İçinden nasıl geliyorsa öyle yazdı, öyle yaşadı. Geriye, bizleri de çelişkiler içinde bırakan bir miras kaldı. Ama bunu kendisi zaten Kalan’da söylemişti: “nasıl birşeyse kendim/belki de uzaklaştıkça bilebildiğim”.
Onu bilmeye daha yeni başlıyoruz…
Bitirmeden not: Son röportajlarından birinde, Aslı Uluşahin’e “Ahmed Arif gibi bir adamın mektupları neden ben öldükten sonra yayımlansın ki, ölmeden göreyim,” demişti. Kısmet olmadı… İş Kültür Yayınları’ndan merakla bekliyoruz bu kitabı. Tabii, arşivinden hazırlanacak belki de daha nice kitapları…
Mesut Varlık
Taraf Kitap Ekinin 31. sayısında (Ağustos 2013) yayımlanmıştır.

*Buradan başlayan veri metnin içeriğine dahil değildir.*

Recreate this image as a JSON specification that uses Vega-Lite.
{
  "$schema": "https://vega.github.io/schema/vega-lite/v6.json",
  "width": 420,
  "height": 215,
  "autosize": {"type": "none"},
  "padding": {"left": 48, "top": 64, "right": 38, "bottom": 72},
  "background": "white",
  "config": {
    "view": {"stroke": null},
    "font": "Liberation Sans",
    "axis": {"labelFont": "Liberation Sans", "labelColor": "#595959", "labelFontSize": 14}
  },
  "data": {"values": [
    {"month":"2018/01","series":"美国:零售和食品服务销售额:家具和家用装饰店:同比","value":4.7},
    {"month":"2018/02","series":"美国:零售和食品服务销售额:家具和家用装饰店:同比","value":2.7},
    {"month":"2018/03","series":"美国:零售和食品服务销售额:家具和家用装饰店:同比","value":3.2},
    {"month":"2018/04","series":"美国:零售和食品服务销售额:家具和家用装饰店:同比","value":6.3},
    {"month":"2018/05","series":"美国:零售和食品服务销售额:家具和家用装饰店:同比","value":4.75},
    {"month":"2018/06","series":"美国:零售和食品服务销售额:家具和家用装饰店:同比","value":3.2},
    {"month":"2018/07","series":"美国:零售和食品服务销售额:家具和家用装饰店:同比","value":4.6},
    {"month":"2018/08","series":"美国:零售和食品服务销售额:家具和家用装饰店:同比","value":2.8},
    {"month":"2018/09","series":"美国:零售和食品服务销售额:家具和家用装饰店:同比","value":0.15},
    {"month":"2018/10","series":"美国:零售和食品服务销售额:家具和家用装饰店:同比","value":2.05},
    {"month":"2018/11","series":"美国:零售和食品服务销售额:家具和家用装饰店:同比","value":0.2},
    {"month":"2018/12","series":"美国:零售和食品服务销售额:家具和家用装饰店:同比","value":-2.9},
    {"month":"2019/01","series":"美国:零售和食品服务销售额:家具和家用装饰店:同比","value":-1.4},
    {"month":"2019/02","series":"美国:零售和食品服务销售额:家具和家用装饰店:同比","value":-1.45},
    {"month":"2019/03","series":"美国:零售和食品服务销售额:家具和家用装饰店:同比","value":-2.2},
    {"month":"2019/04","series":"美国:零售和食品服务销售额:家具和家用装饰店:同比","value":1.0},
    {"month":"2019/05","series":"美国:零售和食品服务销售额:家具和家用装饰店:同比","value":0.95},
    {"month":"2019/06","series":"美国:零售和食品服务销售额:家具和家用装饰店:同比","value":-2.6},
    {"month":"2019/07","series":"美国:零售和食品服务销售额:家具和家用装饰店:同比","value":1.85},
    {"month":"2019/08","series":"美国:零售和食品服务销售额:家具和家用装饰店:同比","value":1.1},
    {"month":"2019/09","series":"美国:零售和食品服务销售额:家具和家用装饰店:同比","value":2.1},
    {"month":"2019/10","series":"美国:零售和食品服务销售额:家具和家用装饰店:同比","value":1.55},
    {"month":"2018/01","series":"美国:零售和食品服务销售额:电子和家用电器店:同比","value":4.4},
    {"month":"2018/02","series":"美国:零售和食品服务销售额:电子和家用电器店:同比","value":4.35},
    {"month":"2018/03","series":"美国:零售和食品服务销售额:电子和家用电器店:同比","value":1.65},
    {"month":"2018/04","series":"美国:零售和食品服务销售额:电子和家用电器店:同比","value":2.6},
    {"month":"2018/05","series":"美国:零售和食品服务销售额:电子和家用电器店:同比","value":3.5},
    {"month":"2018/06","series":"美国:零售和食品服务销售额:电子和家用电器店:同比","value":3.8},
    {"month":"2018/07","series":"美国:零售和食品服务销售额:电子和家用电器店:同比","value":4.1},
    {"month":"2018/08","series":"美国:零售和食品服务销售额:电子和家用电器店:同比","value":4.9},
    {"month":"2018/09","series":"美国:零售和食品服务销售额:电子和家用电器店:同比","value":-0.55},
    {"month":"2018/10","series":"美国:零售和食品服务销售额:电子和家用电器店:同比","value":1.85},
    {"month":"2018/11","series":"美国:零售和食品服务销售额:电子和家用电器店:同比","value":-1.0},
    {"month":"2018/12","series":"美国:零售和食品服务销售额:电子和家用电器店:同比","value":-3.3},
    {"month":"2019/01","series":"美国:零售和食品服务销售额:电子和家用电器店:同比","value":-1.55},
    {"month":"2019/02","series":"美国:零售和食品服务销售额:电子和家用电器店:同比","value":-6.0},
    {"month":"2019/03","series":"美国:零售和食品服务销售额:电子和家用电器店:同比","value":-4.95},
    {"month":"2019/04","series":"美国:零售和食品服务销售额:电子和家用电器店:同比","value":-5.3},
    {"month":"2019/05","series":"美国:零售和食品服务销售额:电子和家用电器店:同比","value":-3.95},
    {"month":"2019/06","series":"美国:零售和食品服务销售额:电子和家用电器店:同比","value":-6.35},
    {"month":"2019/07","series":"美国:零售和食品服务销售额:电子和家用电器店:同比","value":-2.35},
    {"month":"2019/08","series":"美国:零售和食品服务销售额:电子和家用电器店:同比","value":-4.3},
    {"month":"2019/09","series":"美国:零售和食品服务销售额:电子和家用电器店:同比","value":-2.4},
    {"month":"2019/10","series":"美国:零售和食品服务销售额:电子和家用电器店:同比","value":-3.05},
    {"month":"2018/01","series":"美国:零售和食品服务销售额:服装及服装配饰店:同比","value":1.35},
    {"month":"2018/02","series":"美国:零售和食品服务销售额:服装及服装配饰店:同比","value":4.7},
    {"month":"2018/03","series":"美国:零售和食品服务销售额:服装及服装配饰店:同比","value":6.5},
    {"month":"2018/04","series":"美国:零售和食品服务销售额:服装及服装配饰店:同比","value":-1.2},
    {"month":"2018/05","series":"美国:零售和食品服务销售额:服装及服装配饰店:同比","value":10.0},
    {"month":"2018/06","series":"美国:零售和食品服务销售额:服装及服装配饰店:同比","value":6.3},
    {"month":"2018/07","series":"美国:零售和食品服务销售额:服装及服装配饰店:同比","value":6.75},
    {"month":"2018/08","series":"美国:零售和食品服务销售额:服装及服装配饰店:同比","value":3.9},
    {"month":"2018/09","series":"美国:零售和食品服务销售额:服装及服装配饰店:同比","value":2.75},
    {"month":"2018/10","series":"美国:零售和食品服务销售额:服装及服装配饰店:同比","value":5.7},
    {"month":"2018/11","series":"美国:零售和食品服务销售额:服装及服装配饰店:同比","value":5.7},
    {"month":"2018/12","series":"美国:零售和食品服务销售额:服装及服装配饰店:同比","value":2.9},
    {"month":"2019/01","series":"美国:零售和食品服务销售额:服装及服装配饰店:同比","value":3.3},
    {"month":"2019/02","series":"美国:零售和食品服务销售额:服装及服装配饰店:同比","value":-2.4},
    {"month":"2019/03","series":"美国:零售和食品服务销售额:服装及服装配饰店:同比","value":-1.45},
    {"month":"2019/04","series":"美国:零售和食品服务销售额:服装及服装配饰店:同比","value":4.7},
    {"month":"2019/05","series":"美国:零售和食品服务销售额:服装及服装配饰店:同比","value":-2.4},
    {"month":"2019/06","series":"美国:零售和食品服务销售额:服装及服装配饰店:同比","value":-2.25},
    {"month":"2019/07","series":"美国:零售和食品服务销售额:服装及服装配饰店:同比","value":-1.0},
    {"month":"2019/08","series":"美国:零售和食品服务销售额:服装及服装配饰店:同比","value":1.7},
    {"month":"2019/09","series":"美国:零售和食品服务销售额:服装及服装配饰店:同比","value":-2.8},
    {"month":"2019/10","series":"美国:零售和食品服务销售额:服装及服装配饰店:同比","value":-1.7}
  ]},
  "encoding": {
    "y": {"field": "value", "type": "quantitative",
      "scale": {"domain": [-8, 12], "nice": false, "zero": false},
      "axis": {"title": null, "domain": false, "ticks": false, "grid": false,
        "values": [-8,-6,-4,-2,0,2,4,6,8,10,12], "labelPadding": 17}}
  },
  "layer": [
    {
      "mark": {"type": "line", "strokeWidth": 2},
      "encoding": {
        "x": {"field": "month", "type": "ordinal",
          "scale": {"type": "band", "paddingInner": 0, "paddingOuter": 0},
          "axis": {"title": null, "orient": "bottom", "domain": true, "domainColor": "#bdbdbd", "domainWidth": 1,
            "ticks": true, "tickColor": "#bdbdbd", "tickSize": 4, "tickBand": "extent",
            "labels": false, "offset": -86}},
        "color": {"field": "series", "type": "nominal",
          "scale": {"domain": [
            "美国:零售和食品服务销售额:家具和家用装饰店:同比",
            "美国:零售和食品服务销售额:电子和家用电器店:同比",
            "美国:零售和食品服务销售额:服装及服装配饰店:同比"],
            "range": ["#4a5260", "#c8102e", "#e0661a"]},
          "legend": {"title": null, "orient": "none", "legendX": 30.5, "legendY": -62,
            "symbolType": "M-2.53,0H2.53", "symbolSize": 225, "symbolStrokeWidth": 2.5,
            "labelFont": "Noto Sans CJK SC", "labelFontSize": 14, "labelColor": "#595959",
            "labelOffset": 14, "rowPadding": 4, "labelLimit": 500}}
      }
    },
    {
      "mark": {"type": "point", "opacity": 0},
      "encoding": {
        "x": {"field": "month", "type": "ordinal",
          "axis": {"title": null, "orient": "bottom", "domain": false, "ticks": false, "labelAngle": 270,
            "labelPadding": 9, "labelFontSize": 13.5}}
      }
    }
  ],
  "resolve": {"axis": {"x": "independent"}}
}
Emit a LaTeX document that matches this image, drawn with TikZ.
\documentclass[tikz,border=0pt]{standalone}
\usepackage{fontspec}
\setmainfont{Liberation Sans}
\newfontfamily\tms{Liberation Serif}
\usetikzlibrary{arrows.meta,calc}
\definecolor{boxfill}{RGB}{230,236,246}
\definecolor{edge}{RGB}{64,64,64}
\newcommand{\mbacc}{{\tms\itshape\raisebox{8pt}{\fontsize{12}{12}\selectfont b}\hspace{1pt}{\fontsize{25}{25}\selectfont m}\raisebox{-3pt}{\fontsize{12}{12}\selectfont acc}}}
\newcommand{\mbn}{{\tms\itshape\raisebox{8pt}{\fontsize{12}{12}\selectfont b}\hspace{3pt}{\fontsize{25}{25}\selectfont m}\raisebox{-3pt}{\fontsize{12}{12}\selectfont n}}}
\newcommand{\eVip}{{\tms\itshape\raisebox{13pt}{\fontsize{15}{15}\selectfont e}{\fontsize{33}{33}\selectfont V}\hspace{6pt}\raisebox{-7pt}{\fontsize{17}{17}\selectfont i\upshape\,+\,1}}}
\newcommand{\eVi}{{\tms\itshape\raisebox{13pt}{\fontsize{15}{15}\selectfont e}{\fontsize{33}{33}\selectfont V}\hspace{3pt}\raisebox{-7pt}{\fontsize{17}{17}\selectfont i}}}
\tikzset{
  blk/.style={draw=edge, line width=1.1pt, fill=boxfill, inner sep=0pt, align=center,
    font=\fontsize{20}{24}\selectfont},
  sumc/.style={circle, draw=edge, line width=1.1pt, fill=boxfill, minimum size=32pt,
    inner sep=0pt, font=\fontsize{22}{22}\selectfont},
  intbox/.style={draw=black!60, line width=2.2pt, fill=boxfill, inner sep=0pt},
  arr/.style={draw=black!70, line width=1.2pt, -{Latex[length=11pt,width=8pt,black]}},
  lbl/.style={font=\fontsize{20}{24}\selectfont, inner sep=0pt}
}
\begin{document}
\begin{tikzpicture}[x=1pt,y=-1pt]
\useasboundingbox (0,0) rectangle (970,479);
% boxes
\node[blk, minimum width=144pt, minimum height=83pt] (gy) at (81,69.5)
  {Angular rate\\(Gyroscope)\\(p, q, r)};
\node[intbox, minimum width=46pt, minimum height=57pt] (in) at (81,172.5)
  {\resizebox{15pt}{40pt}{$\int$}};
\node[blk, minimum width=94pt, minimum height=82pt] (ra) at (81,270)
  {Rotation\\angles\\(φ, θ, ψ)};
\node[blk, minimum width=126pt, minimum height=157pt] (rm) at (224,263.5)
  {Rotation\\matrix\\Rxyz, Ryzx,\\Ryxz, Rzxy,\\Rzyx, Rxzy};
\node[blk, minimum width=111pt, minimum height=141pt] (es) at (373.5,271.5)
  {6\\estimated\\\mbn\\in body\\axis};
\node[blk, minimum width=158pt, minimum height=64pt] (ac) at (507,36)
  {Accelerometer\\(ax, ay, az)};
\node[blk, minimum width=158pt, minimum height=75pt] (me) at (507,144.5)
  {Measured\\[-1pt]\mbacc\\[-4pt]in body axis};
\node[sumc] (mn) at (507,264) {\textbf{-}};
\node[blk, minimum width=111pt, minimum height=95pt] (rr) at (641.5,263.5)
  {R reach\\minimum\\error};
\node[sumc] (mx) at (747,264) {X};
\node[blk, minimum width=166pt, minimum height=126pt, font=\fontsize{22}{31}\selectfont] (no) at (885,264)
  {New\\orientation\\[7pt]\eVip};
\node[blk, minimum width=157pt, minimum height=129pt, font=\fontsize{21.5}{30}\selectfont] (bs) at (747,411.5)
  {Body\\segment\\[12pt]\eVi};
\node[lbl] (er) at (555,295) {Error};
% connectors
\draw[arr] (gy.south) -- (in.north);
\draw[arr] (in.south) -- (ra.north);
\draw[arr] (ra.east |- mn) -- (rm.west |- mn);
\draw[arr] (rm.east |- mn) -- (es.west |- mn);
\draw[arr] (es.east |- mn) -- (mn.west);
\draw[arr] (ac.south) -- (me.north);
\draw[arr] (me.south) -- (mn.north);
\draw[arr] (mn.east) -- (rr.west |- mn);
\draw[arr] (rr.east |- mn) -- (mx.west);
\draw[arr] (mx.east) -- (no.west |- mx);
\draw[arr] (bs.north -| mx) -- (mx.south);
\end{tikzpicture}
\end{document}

Yeni okudum bu yazıyı, nasıl da içimin hissiyatına tercüman olmuş. Bir yandan hepimiz çelişkideyiz, hangimiz netiz ki diyorum bir yandan anlamlandıramadığım bir mesafe. Bir yandan yazmakla ilgili cümleleri ne de güzel diyorum, bir yandan ama bu hikaye… diye cümleye başlıyorum. Leyla Erbil okumaya devam edeceğim elbette, ve hatta onun edebiyat dünyasındaki ister bilinçli ister mecburi duruşuna da saygı duyacağım ama o mesafe ne olur bilemiyorum.